The researchers analyzed a representative sample of more than 22,000 Canadians, with 269 respondents reporting a diagnosis of either Crohn’s disease or ulcerative colitis.

“The study draws attention to the need for routine screening and targeted interventions for anxiety disorders,” said study co-author Joanne Sulman. “Particularly among the most vulnerable patients with IBD: women, individuals who are in chronic pain, and those with a history of childhood sexual abuse.”

The results showed 6-fold odds for anxiety disorders among IBD patients with a history of childhood sexual abuse. Furthermore, patients who reported moderate or severe chronic pain had double the odds of anxiety disorders compared with individuals who have only mild or no chronic pain.

Researchers highlighted the link between physical and mental health in affecting overall wellness.

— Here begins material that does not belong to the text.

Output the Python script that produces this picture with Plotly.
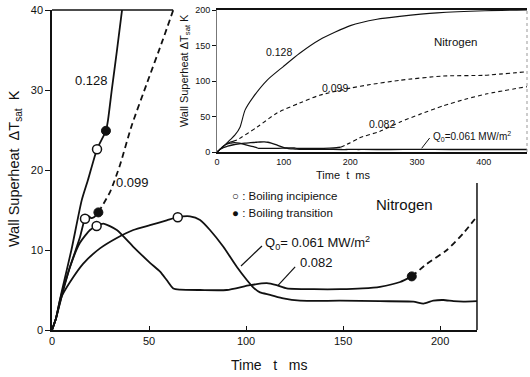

“We sometimes think of the two as if they are entirely separate entities but the reality is they are intimately linked,” said Patrick McGowan, assistant professor of biological sciences at the University of Toronto Scarborough who was not directly involved with the study. “Both involve genuine physical changes in the body and affect each other.”

The findings of the study indicate that negative life experiences and chronic anxiety may influence the stress response system to impact a variety of bodily processes, such as chronic inflammation.

“This study asks about the association between these processes, so we don’t know cause-and-effect, but treatment options are likely to expand if the options are broader than physical or mental health alone,” McGowan added.